* GOAL *
Send back exactly the lines from the opening line of the records below through the one with "const biomTOTAL = [4700, 5800, 10700, 8800, 9000];".

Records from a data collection
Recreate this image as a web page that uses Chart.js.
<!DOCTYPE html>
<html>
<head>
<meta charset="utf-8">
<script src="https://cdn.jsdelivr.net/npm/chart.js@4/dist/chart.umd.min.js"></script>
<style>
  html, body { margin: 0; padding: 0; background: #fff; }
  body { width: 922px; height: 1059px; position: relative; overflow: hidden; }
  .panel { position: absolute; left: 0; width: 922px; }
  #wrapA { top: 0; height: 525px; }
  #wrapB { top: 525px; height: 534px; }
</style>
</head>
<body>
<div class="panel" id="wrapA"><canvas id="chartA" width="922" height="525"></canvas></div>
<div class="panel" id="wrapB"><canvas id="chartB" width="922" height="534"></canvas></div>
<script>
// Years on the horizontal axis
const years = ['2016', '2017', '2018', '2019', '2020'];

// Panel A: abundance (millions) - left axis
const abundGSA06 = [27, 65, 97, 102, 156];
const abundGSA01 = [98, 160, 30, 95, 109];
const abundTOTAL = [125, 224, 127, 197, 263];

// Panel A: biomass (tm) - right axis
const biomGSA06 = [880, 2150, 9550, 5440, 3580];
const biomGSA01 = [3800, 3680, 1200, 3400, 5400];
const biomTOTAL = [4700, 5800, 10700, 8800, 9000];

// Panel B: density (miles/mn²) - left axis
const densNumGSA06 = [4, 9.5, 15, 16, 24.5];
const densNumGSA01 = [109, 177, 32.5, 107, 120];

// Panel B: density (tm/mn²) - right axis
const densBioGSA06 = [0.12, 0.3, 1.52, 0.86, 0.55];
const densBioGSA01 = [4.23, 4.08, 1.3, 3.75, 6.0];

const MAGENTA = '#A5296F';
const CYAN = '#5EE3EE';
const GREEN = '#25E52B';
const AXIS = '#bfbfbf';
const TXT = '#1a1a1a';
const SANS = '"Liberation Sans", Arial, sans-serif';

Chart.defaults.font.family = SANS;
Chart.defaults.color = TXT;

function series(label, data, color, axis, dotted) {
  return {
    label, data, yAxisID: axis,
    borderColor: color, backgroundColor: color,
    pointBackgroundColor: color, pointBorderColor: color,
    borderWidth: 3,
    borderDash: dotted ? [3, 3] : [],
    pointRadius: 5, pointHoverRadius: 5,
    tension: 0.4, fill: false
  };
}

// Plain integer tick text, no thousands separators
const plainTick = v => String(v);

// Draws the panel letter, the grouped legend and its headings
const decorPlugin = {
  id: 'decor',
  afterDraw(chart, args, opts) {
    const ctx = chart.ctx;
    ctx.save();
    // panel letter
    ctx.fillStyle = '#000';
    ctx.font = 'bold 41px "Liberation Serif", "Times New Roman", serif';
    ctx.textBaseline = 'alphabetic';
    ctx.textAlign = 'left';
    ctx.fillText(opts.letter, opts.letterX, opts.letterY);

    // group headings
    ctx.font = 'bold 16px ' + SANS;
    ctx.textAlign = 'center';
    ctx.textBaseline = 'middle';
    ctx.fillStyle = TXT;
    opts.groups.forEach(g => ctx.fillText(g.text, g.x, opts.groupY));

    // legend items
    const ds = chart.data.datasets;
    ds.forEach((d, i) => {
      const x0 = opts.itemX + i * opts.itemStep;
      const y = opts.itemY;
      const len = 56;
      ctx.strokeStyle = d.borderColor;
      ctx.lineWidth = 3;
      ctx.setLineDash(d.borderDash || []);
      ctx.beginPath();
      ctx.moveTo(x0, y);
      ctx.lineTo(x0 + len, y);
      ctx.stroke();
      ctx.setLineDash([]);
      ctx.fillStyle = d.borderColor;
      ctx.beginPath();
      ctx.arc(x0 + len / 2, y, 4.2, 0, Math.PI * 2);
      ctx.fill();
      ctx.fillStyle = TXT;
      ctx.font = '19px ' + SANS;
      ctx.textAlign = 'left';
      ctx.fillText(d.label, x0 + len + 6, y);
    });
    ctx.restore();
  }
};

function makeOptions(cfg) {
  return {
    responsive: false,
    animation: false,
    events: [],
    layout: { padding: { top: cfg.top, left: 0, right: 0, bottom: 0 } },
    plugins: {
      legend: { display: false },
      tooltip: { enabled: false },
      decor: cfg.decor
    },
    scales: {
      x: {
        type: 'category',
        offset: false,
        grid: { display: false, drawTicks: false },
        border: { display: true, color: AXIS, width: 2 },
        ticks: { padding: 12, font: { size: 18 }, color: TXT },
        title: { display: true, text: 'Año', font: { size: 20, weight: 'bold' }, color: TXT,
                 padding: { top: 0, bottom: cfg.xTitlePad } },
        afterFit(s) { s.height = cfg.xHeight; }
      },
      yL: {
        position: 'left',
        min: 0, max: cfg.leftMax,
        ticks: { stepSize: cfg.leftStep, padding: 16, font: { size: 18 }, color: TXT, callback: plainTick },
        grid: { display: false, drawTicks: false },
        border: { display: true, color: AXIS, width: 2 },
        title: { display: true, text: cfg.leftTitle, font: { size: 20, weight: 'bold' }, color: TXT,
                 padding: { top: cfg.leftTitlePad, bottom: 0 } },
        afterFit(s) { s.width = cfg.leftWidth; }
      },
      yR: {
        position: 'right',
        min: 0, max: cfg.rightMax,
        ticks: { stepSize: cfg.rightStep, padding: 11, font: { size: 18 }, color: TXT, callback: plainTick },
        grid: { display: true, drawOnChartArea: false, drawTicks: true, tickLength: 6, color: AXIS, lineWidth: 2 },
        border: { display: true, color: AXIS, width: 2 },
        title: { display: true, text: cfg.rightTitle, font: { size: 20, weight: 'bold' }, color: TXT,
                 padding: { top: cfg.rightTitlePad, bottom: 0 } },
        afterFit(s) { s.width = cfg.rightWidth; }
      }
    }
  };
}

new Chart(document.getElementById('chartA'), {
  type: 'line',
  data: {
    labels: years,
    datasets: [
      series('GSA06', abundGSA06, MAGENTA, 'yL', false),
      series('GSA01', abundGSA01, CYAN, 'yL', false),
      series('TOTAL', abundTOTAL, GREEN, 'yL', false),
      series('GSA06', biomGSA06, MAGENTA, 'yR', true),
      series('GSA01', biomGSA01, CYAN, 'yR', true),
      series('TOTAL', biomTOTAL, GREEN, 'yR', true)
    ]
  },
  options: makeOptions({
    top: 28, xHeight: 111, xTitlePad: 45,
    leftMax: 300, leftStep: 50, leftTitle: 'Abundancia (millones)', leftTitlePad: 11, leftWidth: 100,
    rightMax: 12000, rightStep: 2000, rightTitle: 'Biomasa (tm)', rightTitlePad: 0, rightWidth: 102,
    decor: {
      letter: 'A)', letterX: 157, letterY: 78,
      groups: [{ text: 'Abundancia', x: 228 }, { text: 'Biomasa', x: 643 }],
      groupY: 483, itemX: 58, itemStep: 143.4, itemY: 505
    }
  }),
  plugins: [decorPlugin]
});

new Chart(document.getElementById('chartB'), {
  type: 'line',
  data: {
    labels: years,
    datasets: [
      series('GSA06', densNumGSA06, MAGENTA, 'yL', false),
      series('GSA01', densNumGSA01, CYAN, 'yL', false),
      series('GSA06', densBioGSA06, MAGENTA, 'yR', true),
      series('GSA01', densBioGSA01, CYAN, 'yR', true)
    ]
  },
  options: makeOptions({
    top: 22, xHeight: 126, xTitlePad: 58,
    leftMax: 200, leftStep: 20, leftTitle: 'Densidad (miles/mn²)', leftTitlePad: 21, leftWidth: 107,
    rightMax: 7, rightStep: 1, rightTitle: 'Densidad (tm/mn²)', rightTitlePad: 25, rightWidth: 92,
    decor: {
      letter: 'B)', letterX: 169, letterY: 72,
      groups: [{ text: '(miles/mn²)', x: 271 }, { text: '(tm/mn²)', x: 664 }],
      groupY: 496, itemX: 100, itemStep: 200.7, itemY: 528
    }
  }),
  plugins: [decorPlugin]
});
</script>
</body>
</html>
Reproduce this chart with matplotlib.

* ANSWER TO THIS TASK *
Recreate this image as a web page that uses Chart.js.
<!DOCTYPE html>
<html>
<head>
<meta charset="utf-8">
<script src="https://cdn.jsdelivr.net/npm/chart.js@4/dist/chart.umd.min.js"></script>
<style>
  html, body { margin: 0; padding: 0; background: #fff; }
  body { width: 922px; height: 1059px; position: relative; overflow: hidden; }
  .panel { position: absolute; left: 0; width: 922px; }
  #wrapA { top: 0; height: 525px; }
  #wrapB { top: 525px; height: 534px; }
</style>
</head>
<body>
<div class="panel" id="wrapA"><canvas id="chartA" width="922" height="525"></canvas></div>
<div class="panel" id="wrapB"><canvas id="chartB" width="922" height="534"></canvas></div>
<script>
// Years on the horizontal axis
const years = ['2016', '2017', '2018', '2019', '2020'];

// Panel A: abundance (millions) - left axis
const abundGSA06 = [27, 65, 97, 102, 156];
const abundGSA01 = [98, 160, 30, 95, 109];
const abundTOTAL = [125, 224, 127, 197, 263];

// Panel A: biomass (tm) - right axis
const biomGSA06 = [880, 2150, 9550, 5440, 3580];
const biomGSA01 = [3800, 3680, 1200, 3400, 5400];
const biomTOTAL = [4700, 5800, 10700, 8800, 9000];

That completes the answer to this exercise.